Dear Liam,
I woke up much earlier then I expected, I heard voices downstairs I recognized them as my grandmother and my Uncle whom I wasn't expecting, my mom was at work. I was apprehensive about going downstairs and seeing everyone again after all this time so I stayed upstairs and kept quiet. After a while i decided to let go of my anxiety and go downstairs where I saw that my uncle was crying, upset about my grandfather's death, it made me extremely sad and teary eyed. I had not seen my grandmother yet because she was out. Soon I heard a ring at the door, it was my aunt with my cousin. It was unexpected, seeing all this family all in one go. I managed to get on the internet on my uncle's laptop I was disappointed not to see anything from him, but I knew he was at his parents. I thought at least he would have texted me or something to see if I landed okay, but nothing. I'm not sure what to make of it, but I was feeling emotional so I sent him a message saying that I missed him and that I was thinking of him. Thoughts of him weighed heavily on my mind, but I was soon distracted by my aunt, he daughter and trying to get the wireless set up which took ages. My grandmother arrived home and it was a full house, I tried not to stress about it and just go without he flow. I allowed myself to just have a lazy relaxed day, but then I really needed to take the steps to get my life back on track. Later on when my mom came from work while I was helping my aunt to put movies on her new Ipad, I got the impression that she might have been slightly jealous by some of the comments she was making. I tried to ignore them, I don't want to have anger towards my mother, I need to accept that she will always do things that will annoy me.
In the evening I got a call from a friend of mine and tomorrow I'm having dinner with another, it's really good to reconnect! I also started looking at job options, but I really need to get into it full force.

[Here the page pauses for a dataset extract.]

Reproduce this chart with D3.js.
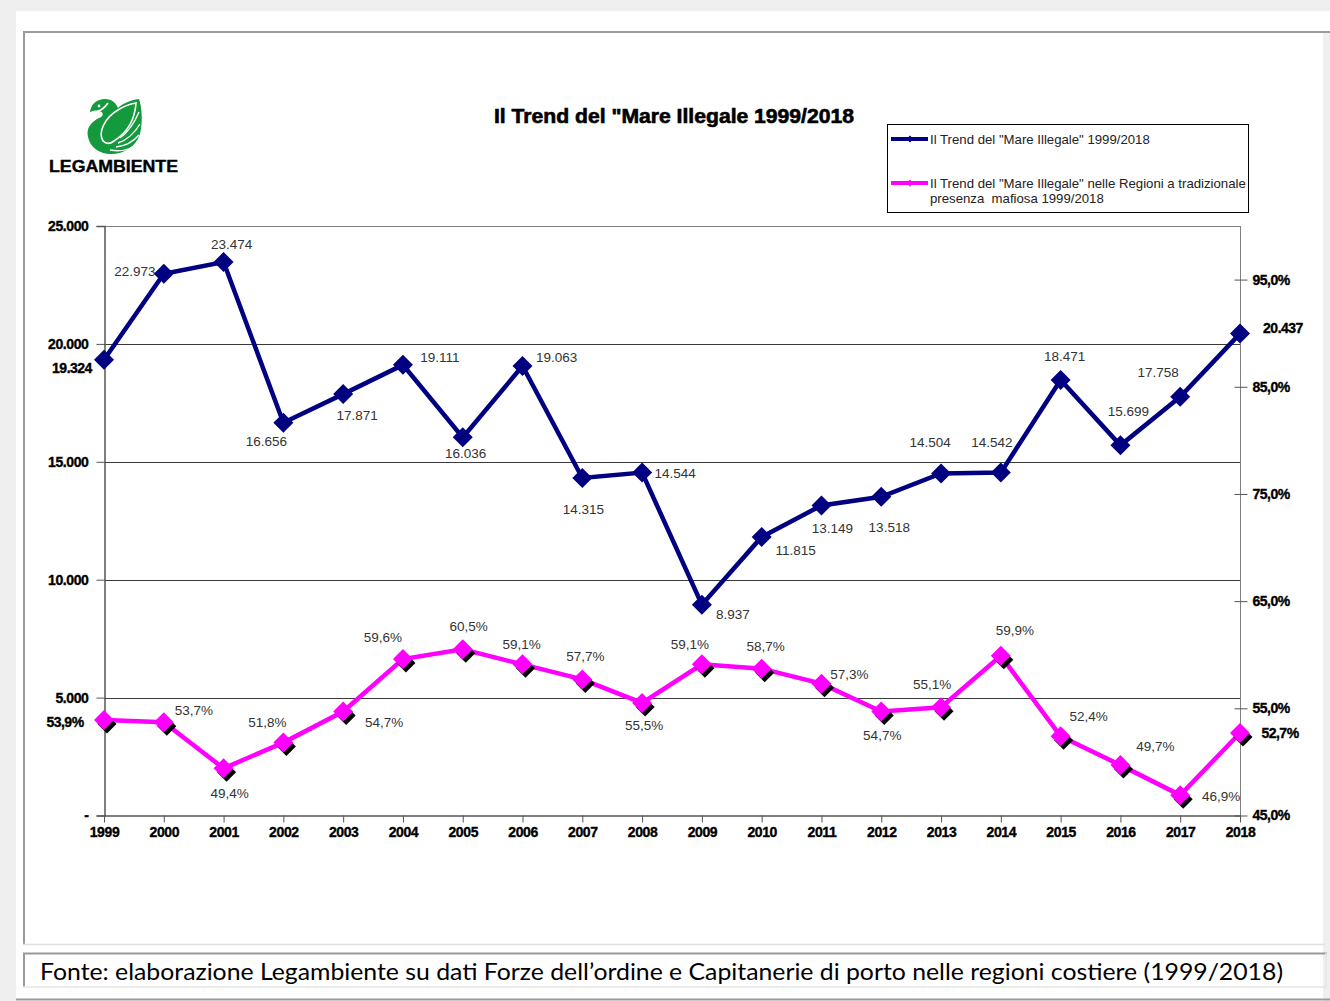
<!DOCTYPE html>
<html><head><meta charset="utf-8">
<script src="https://cdn.jsdelivr.net/npm/d3@7"></script>
<style>
html,body{margin:0;padding:0;background:#fff;}
svg{display:block;font-family:"Liberation Sans",Arial,sans-serif;}
</style></head><body>
<svg id="chart" width="1330" height="1001"></svg>
<script>
// ---------- DATA ----------
const years = ["1999","2000","2001","2002","2003","2004","2005","2006","2007","2008","2009","2010","2011","2012","2013","2014","2015","2016","2017","2018"];
const seriesTotal = [19324,22973,23474,16656,17871,19111,16036,19063,14315,14544,8937,11815,13149,13518,14504,14542,18471,15699,17758,20437];
const seriesMafia = [53.9,53.7,49.4,51.8,54.7,59.6,60.5,59.1,57.7,55.5,59.1,58.7,57.3,54.7,55.1,59.9,52.4,49.7,46.9,52.7];
const leftTicks = [0,5000,10000,15000,20000,25000];
const rightTicks = [45,55,65,75,85,95];
const legendLabels = ['Il Trend del "Mare Illegale" 1999/2018',
  'Il Trend del "Mare Illegale" nelle Regioni a tradizionale|presenza  mafiosa 1999/2018'];
const titleText = 'Il Trend del "Mare Illegale 1999/2018';
const footerText = "Fonte: elaborazione Legambiente su dati Forze dell\u2019ordine e Capitanerie di porto nelle regioni costiere (1999/2018)";

// label nudges (layout only): [dx, dy] from each point
const totalLabelNudge = [[-32,8],[-29,-2],[8,-17],[-17,19],[14,21],[37,-7],[3,16],[34,-8],[1,32],[33,1],[31,10],[34,14],[11,23],[8,31],[-11,-31],[-9,-30],[4,-23],[8,-34],[-22,-24],[43,-6]];
const mafiaLabelNudge = [[-39,2],[30,-12],[6,25],[-16,-20],[41,11],[-20,-22],[6,-23],[-1,-20],[3,-23],[2,23],[-12,-20],[4,-22],[28,-9],[1,24],[-9,-23],[14,-25],[28,-20],[35,-19],[41,1],[40,0]];

// ---------- SETUP ----------
const it = d3.formatLocale({decimal:",", thousands:".", grouping:[3], currency:["€",""]});
const fmtInt = it.format(",.0f");
const fmtPct = v => it.format(".1f")(v) + "%";

const svg = d3.select("#chart");
const NAVY = "#000080", MAG = "#ff00ff";

// page frame
svg.append("rect").attr("x",0).attr("y",0).attr("width",1330).attr("height",1001).attr("fill","#fff");
svg.append("rect").attr("x",0).attr("y",0).attr("width",1330).attr("height",11).attr("fill","#efefef");
svg.append("rect").attr("x",0).attr("y",0).attr("width",16).attr("height",1001).attr("fill","#efefef");
svg.append("rect").attr("x",1323).attr("y",33).attr("width",7).attr("height",968).attr("fill","#efefef");
// chart frame
svg.append("line").attr("x1",23).attr("x2",1330).attr("y1",32).attr("y2",32).attr("stroke","#9a9a9a").attr("stroke-width",2);
svg.append("line").attr("x1",24).attr("x2",24).attr("y1",31).attr("y2",945).attr("stroke","#9a9a9a").attr("stroke-width",2);
svg.append("line").attr("x1",23).attr("x2",1325).attr("y1",944.5).attr("y2",944.5).attr("stroke","#e0e0e0").attr("stroke-width",1.5);
// footer box
svg.append("line").attr("x1",23).attr("x2",1327).attr("y1",953.5).attr("y2",953.5).attr("stroke","#9a9a9a").attr("stroke-width",2);
svg.append("line").attr("x1",24).attr("x2",24).attr("y1",953).attr("y2",987).attr("stroke","#9a9a9a").attr("stroke-width",2);
svg.append("line").attr("x1",23).attr("x2",1327).attr("y1",987).attr("y2",987).attr("stroke","#e6e6e6").attr("stroke-width",1.5);
svg.append("line").attr("x1",1326).attr("x2",1326).attr("y1",953).attr("y2",987).attr("stroke","#e6e6e6").attr("stroke-width",1.5);
svg.append("line").attr("x1",16).attr("x2",1330).attr("y1",999.5).attr("y2",999.5).attr("stroke","#9a9a9a").attr("stroke-width",2);
svg.append("text").attr("x",40).attr("y",980).attr("font-family","Lato, 'Open Sans', sans-serif")
  .attr("font-size",23).attr("fill","#000").attr("textLength",1243).attr("lengthAdjust","spacingAndGlyphs").text(footerText);

// ---------- LOGO ----------
const logo = svg.append("g");
logo.append("path").attr("fill","#149a3c")
  .attr("d","M90 112 C91 104 97 99 105 99 C112 99 116 103 118 108 C122 104 130 100 139 99 C142 108 143 122 140 134 C136 147 124 154 111 154 C99 154 90 147 88 137 C86 128 91 122 99 118 C104 116 104 112 99 111 C96 110 93 111 90 112 Z");
logo.append("path").attr("fill","none").attr("stroke","#fff").attr("stroke-width",1.6)
  .attr("d","M103 141 C98 133 104 118 118 110 C124 106 130 104 136 103 C135 118 128 132 114 141 C110 144 106 144 103 141 Z");
logo.append("path").attr("fill","none").attr("stroke","#fff").attr("stroke-width",1.4)
  .attr("d","M120 138 C128 132 134 124 139 112 M118 143 C127 140 134 134 140 124 M116 147 C126 146 133 142 139 135 M110 150 C120 152 128 150 134 146");
logo.append("path").attr("fill","none").attr("stroke","#fff").attr("stroke-width",1.6)
  .attr("d","M92 113 C100 112 104 109 108 103");
logo.append("circle").attr("cx",99).attr("cy",106).attr("r",1.4).attr("fill","#fff");
logo.append("text").attr("x",49).attr("y",172).attr("font-weight","bold").attr("font-size",17)
  .attr("stroke","#000").attr("stroke-width",0.4)
  .attr("textLength",129).attr("lengthAdjust","spacingAndGlyphs").attr("fill","#000").text("LEGAMBIENTE");

// ---------- TITLE ----------
svg.append("text").attr("x",494).attr("y",123).attr("font-weight","bold").attr("font-size",20)
  .attr("stroke","#000").attr("stroke-width",0.6)
  .attr("textLength",360).attr("lengthAdjust","spacingAndGlyphs").attr("fill","#000").text(titleText);

// ---------- SCALES ----------
const x = d3.scalePoint().domain(years).range([104,1240]);
const yL = d3.scaleLinear().domain([0,25000]).range([815.5,226]);
const yR = d3.scaleLinear().domain([45,100]).range([815.5,226]);

// gridlines
svg.append("g").selectAll("line").data(leftTicks.filter(t=>t>0 && t<25000)).join("line")
  .attr("x1",104).attr("x2",1240).attr("y1",d=>Math.round(yL(d))+0.5).attr("y2",d=>Math.round(yL(d))+0.5)
  .attr("stroke","#3a3a3a").attr("stroke-width",1);
// plot border top/right
svg.append("line").attr("x1",104).attr("x2",1240).attr("y1",226.5).attr("y2",226.5).attr("stroke","#808080");
svg.append("line").attr("x1",1240.5).attr("x2",1240.5).attr("y1",226).attr("y2",816).attr("stroke","#808080");

function styleTickText(sel, ls){
  sel.attr("font-family","'Liberation Sans',Arial,sans-serif").attr("font-size",14)
    .attr("font-weight","bold").attr("fill","#000").attr("stroke","#000").attr("stroke-width",0.35)
    .attr("letter-spacing",ls);
}

// left axis
const axL = d3.axisLeft(yL).tickValues(leftTicks).tickSize(8).tickPadding(8)
  .tickFormat(d => d===0 ? "-" : fmtInt(d));
const gL = svg.append("g").attr("transform","translate(104.5,0)").call(axL);
gL.select(".domain").attr("stroke","#555").attr("stroke-width",1.5);
gL.selectAll(".tick line").attr("stroke","#555");
styleTickText(gL.selectAll(".tick text"), "-0.4");

// bottom axis
const axB = d3.axisBottom(x).tickSize(7).tickPadding(5).tickSizeOuter(0);
const gB = svg.append("g").attr("transform","translate(0,815.5)").call(axB);
gB.select(".domain").attr("stroke","#555").attr("stroke-width",1.5);
gB.selectAll(".tick line").attr("stroke","#555");
styleTickText(gB.selectAll(".tick text"), "-0.4");

// right axis
const axR = d3.axisRight(yR).tickValues(rightTicks).tickSize(7).tickPadding(5).tickFormat(fmtPct);
const gR = svg.append("g").attr("transform","translate(1240.5,0)").call(axR);
gR.select(".domain").remove();
gR.selectAll(".tick line").attr("stroke","#555").attr("x1",-6);
styleTickText(gR.selectAll(".tick text"), "-0.5");

// ---------- SERIES ----------
const diamond = r => `M0,${-r}L${r},0L0,${r}L${-r},0Z`;

// total series
svg.append("path").datum(seriesTotal)
  .attr("d", d3.line().x((d,i)=>x(years[i])).y(d=>yL(d)))
  .attr("fill","none").attr("stroke",NAVY).attr("stroke-width",4.5).attr("stroke-linejoin","miter");
svg.append("g").selectAll("path").data(seriesTotal).join("path")
  .attr("transform",(d,i)=>`translate(${x(years[i])},${yL(d)})`).attr("d",diamond(10)).attr("fill",NAVY);

// mafia series
svg.append("path").datum(seriesMafia)
  .attr("d", d3.line().x((d,i)=>x(years[i])).y(d=>yR(d)))
  .attr("fill","none").attr("stroke",MAG).attr("stroke-width",4.5);
svg.append("g").selectAll("path").data(seriesMafia).join("path")
  .attr("transform",(d,i)=>`translate(${x(years[i])+3},${yR(d)+4})`).attr("d",diamond(9.5)).attr("fill","#000");
svg.append("g").selectAll("path").data(seriesMafia).join("path")
  .attr("transform",(d,i)=>`translate(${x(years[i])},${yR(d)})`).attr("d",diamond(10)).attr("fill",MAG);

// data labels
const last = years.length - 1;
const isEnd = i => i===0 || i===last;
function styleLabels(sel){
  sel.attr("text-anchor","middle").attr("dominant-baseline","central")
    .attr("font-size",(d,i)=> isEnd(i) ? 14 : 13.5)
    .attr("font-weight",(d,i)=> isEnd(i) ? "bold" : "normal")
    .attr("letter-spacing",(d,i)=> isEnd(i) ? "-0.5" : "0")
    .attr("stroke",(d,i)=> isEnd(i) ? "#000" : "none").attr("stroke-width",0.35)
    .attr("fill",(d,i)=> isEnd(i) ? "#000" : "#333");
}
svg.append("g").selectAll("text").data(seriesTotal).join("text")
  .attr("x",(d,i)=>x(years[i]) + totalLabelNudge[i][0])
  .attr("y",(d,i)=>yL(d) + totalLabelNudge[i][1])
  .call(styleLabels).text(d=>fmtInt(d));
svg.append("g").selectAll("text").data(seriesMafia).join("text")
  .attr("x",(d,i)=>x(years[i]) + mafiaLabelNudge[i][0])
  .attr("y",(d,i)=>yR(d) + mafiaLabelNudge[i][1])
  .call(styleLabels).text(d=>fmtPct(d));

// ---------- LEGEND ----------
const lg = svg.append("g");
lg.append("rect").attr("x",887.5).attr("y",124.5).attr("width",361).attr("height",88)
  .attr("fill","#fff").attr("stroke","#000").attr("stroke-width",1);
const legendColors = [NAVY, MAG];
const legendY = [139, 183];
legendLabels.forEach((lab,k)=>{
  lg.append("line").attr("x1",891).attr("x2",928).attr("y1",legendY[k]).attr("y2",legendY[k])
    .attr("stroke",legendColors[k]).attr("stroke-width",4);
  lg.append("path").attr("transform",`translate(910,${legendY[k]})`).attr("d",diamond(3.5)).attr("fill",legendColors[k]);
  lab.split("|").forEach((ln,j)=>{
    lg.append("text").attr("x",930).attr("y",legendY[k]+j*15).attr("dominant-baseline","central")
      .attr("font-size",13.2).attr("fill","#222").style("white-space","pre").attr("xml:space","preserve").text(ln);
  });
});
</script>
</body></html>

I feel as though I'm in limbo between the Netherlands and being in Ottawa, my heart still aches for him, but I also try and remember all the awful things he's done and said to me. The way he treated me when i found out my grandfather died, his over reactions, lack of compassion, not putting me first….his general lack of effort and commitment. The last part I understand, but other things are just not forgivable.